Is a mortgage recast worth it?
It depends entirely on what you're optimizing for. A recast is a great tool for one goal and the wrong tool for another — here's how to tell which side you're on.
A recast is worth it if…
- You want a lower required monthly payment for breathing room or cash flow.
- You like your interest rate (or rates have risen), so refinancing doesn't make sense.
- You came into a lump sum — bonus, inheritance, home-sale proceeds — and want it working against the loan.
- The recast fee is small relative to the payment relief you'll get.
A recast is probably not worth it if…
- Your goal is to pay the least total interest — a plain principal payment wins there.
- You want to be debt-free sooner — recasting keeps your payoff date the same.
- Rates have dropped enough that a refinance would save more.

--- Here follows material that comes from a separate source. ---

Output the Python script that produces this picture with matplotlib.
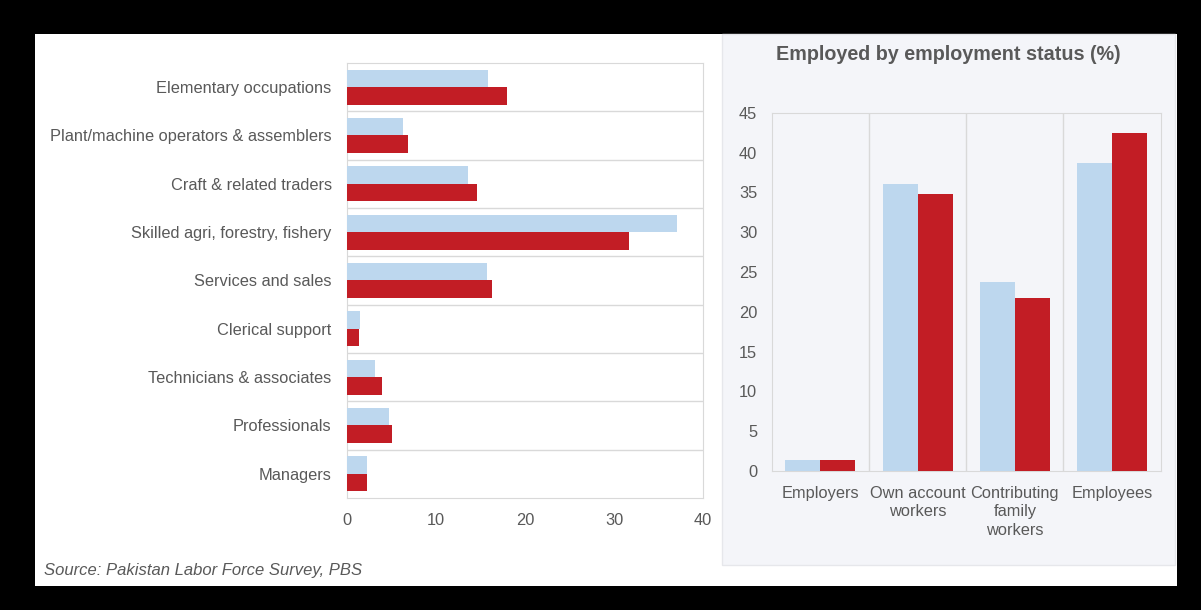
import matplotlib.pyplot as plt
from matplotlib.patches import Rectangle
import numpy as np

plt.rcParams['font.family'] = ['Liberation Sans', 'DejaVu Sans']

# occupations (left chart), top to bottom
occupations = ["Elementary occupations", "Plant/machine operators & assemblers",
               "Craft & related traders", "Skilled agri, forestry, fishery",
               "Services and sales", "Clerical support", "Technicians & associates",
               "Professionals", "Managers"]
occ_light = [15.8, 6.3, 13.6, 37.1, 15.7, 1.5, 3.1, 4.7, 2.2]
occ_red = [18.0, 6.9, 14.6, 31.7, 16.3, 1.4, 3.9, 5.1, 2.3]

# employment status (right chart)
status = ["Employers", "Own account\nworkers", "Contributing\nfamily\nworkers", "Employees"]
status_light = [1.4, 36.1, 23.7, 38.7]
status_red = [1.4, 34.8, 21.7, 42.4]

light = '#BDD7EE'
red = '#C21D25'
txt = '#595959'
grid = '#D9D9D9'

fig = plt.figure(figsize=(12.01, 6.10), dpi=100, facecolor='black')

# white card and grey panel behind the right chart
fig.patches.append(Rectangle((35/1201, 1-586/610), (1177-35)/1201, (586-34)/610,
                             transform=fig.transFigure, facecolor='white', edgecolor='none', zorder=-10))
fig.patches.append(Rectangle((722/1201, 1-565/610), (1175-722)/1201, (565-34)/610,
                             transform=fig.transFigure, facecolor='#F4F5F9', edgecolor='#E6E7EB',
                             lw=1, zorder=-9))

# left chart
ax = fig.add_axes([347/1201, 1-498/610, 356/1201, 435/610])
ax.set_facecolor('white')
y = np.arange(len(occupations))
ax.barh(y - 0.18, occ_light, height=0.36, color=light, zorder=3)
ax.barh(y + 0.18, occ_red, height=0.36, color=red, zorder=3)
ax.set_ylim(len(occupations) - 0.5, -0.5)
ax.set_xlim(0, 40)
ax.set_yticks(y)
ax.set_yticklabels(occupations)
ax.set_xticks([0, 10, 20, 30, 40])
for b in np.arange(0.5, len(occupations) - 0.5):
    ax.axhline(b, color=grid, lw=1, zorder=1)
for s in ax.spines.values():
    s.set_color(grid)
ax.tick_params(length=0, colors=txt, labelsize=11.8)
ax.tick_params(axis='y', pad=11)
ax.tick_params(axis='x', pad=11)

# right chart
ax2 = fig.add_axes([771.7/1201, 1-471/610, 389/1201, 358.3/610])
ax2.set_facecolor('#F4F5F9')
x = np.arange(len(status))
ax2.bar(x - 0.18, status_light, width=0.36, color=light, zorder=3)
ax2.bar(x + 0.18, status_red, width=0.36, color=red, zorder=3)
ax2.set_xlim(-0.5, len(status) - 0.5)
ax2.set_ylim(0, 45)
ax2.set_yticks(range(0, 46, 5))
ax2.set_xticks(x)
ax2.set_xticklabels(status, linespacing=1.3, va='top')
for b in np.arange(0.5, len(status) - 0.5):
    ax2.axvline(b, color=grid, lw=1, zorder=1)
for s in ax2.spines.values():
    s.set_color(grid)
ax2.tick_params(length=0, colors=txt, labelsize=11.8)
ax2.tick_params(axis='y', pad=10.5)
ax2.tick_params(axis='x', pad=10.5)

fig.text(948/1201, 1-54/610, "Employed by employment status (%)", ha='center', va='center',
         fontsize=14.2, fontweight='bold', color=txt)
fig.text(44/1201, 1-571/610, "Source: Pakistan Labor Force Survey, PBS", ha='left', va='center',
         fontsize=12, style='italic', color=txt)

fig.savefig('out.png', dpi=100, facecolor=fig.get_facecolor())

- You'd rather keep the cash liquid than lock it into home equity.
The honest trade-off
Recasting and a straight principal payment start identically — a lump sum toward your balance. The difference is what happens next: a recast lowers your payment (better cash flow); a principal payment keeps your payment and shortens the loan (less total interest). One isn't universally better — they serve different goals.
Check the fee break-even
Because a recast costs a fee, make sure the monthly savings justify it. The calculator shows your new payment, total interest under each option, and how they compare — so "worth it" becomes a number, not a guess. For the mechanics, see what a recast is and recast vs. extra principal.
Frequently asked
- Does a mortgage recast save you money?
- A recast lowers your monthly payment and reduces total interest versus doing nothing, because your balance is smaller. But it saves less total interest than applying the same lump sum to principal and keeping your original payment, which pays the loan off sooner.
- What is the downside of recasting?
- You tie up a lump sum in home equity, you pay a fee, and you save less total interest than a straight principal payment. A recast optimizes monthly cash flow, not payoff speed.